Repeat each line word for word.

(Rows from a dataset of charts and code)
------------------------------------

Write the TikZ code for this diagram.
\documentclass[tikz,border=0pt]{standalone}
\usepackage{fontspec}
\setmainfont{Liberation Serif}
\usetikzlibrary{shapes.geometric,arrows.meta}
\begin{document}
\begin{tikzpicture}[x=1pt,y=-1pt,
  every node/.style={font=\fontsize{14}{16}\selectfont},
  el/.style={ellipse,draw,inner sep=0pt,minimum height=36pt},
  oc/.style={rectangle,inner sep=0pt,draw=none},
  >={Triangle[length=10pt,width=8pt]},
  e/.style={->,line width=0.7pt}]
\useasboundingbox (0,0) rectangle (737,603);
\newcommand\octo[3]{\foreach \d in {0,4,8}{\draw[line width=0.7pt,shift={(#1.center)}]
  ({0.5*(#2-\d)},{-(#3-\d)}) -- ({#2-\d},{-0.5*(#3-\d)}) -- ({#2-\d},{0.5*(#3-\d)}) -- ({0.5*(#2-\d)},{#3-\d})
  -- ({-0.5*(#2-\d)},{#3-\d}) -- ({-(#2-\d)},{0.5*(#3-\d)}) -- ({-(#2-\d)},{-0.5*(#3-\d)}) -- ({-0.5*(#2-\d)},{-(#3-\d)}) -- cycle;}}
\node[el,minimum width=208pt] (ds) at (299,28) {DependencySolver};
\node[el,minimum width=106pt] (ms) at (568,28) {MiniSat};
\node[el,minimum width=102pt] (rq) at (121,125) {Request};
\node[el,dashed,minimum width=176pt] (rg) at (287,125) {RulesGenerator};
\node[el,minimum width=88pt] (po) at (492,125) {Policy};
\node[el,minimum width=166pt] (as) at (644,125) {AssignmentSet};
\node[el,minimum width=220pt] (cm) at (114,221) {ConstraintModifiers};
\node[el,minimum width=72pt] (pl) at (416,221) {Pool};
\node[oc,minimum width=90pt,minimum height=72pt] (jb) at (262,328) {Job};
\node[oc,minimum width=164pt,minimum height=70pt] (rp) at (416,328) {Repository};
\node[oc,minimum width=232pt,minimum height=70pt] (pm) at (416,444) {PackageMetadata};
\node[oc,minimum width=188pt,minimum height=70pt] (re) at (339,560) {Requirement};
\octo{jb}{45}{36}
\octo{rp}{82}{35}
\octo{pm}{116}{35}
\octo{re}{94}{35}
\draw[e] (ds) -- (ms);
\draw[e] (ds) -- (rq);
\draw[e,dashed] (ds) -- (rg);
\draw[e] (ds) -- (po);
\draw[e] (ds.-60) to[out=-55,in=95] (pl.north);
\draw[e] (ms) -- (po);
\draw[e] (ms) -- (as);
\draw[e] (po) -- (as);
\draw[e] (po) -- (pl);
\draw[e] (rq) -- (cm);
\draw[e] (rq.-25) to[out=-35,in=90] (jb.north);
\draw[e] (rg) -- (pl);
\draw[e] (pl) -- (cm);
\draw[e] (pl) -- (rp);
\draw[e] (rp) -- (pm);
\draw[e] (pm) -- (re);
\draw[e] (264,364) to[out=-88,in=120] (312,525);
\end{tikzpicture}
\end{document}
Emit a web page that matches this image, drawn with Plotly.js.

------------------------------------

Task output:
Write the TikZ code for this diagram.
\documentclass[tikz,border=0pt]{standalone}
\usepackage{fontspec}
\setmainfont{Liberation Serif}
\usetikzlibrary{shapes.geometric,arrows.meta}
\begin{document}
\begin{tikzpicture}[x=1pt,y=-1pt,
  every node/.style={font=\fontsize{14}{16}\selectfont},
  el/.style={ellipse,draw,inner sep=0pt,minimum height=36pt},
  oc/.style={rectangle,inner sep=0pt,draw=none},
  >={Triangle[length=10pt,width=8pt]},
  e/.style={->,line width=0.7pt}]
\useasboundingbox (0,0) rectangle (737,603);
\newcommand\octo[3]{\foreach \d in {0,4,8}{\draw[line width=0.7pt,shift={(#1.center)}]
  ({0.5*(#2-\d)},{-(#3-\d)}) -- ({#2-\d},{-0.5*(#3-\d)}) -- ({#2-\d},{0.5*(#3-\d)}) -- ({0.5*(#2-\d)},{#3-\d})
  -- ({-0.5*(#2-\d)},{#3-\d}) -- ({-(#2-\d)},{0.5*(#3-\d)}) -- ({-(#2-\d)},{-0.5*(#3-\d)}) -- ({-0.5*(#2-\d)},{-(#3-\d)}) -- cycle;}}
\node[el,minimum width=208pt] (ds) at (299,28) {DependencySolver};
\node[el,minimum width=106pt] (ms) at (568,28) {MiniSat};
\node[el,minimum width=102pt] (rq) at (121,125) {Request};
\node[el,dashed,minimum width=176pt] (rg) at (287,125) {RulesGenerator};
\node[el,minimum width=88pt] (po) at (492,125) {Policy};
\node[el,minimum width=166pt] (as) at (644,125) {AssignmentSet};
\node[el,minimum width=220pt] (cm) at (114,221) {ConstraintModifiers};
\node[el,minimum width=72pt] (pl) at (416,221) {Pool};
\node[oc,minimum width=90pt,minimum height=72pt] (jb) at (262,328) {Job};
\node[oc,minimum width=164pt,minimum height=70pt] (rp) at (416,328) {Repository};
\node[oc,minimum width=232pt,minimum height=70pt] (pm) at (416,444) {PackageMetadata};
\node[oc,minimum width=188pt,minimum height=70pt] (re) at (339,560) {Requirement};
\octo{jb}{45}{36}
\octo{rp}{82}{35}
\octo{pm}{116}{35}
\octo{re}{94}{35}
\draw[e] (ds) -- (ms);
\draw[e] (ds) -- (rq);
\draw[e,dashed] (ds) -- (rg);
\draw[e] (ds) -- (po);
\draw[e] (ds.-60) to[out=-55,in=95] (pl.north);
\draw[e] (ms) -- (po);
\draw[e] (ms) -- (as);
\draw[e] (po) -- (as);
\draw[e] (po) -- (pl);
\draw[e] (rq) -- (cm);
\draw[e] (rq.-25) to[out=-35,in=90] (jb.north);
\draw[e] (rg) -- (pl);
\draw[e] (pl) -- (cm);
\draw[e] (pl) -- (rp);
\draw[e] (rp) -- (pm);
\draw[e] (pm) -- (re);
\draw[e] (264,364) to[out=-88,in=120] (312,525);
\end{tikzpicture}
\end{document}
Emit a web page that matches this image, drawn with Plotly.js.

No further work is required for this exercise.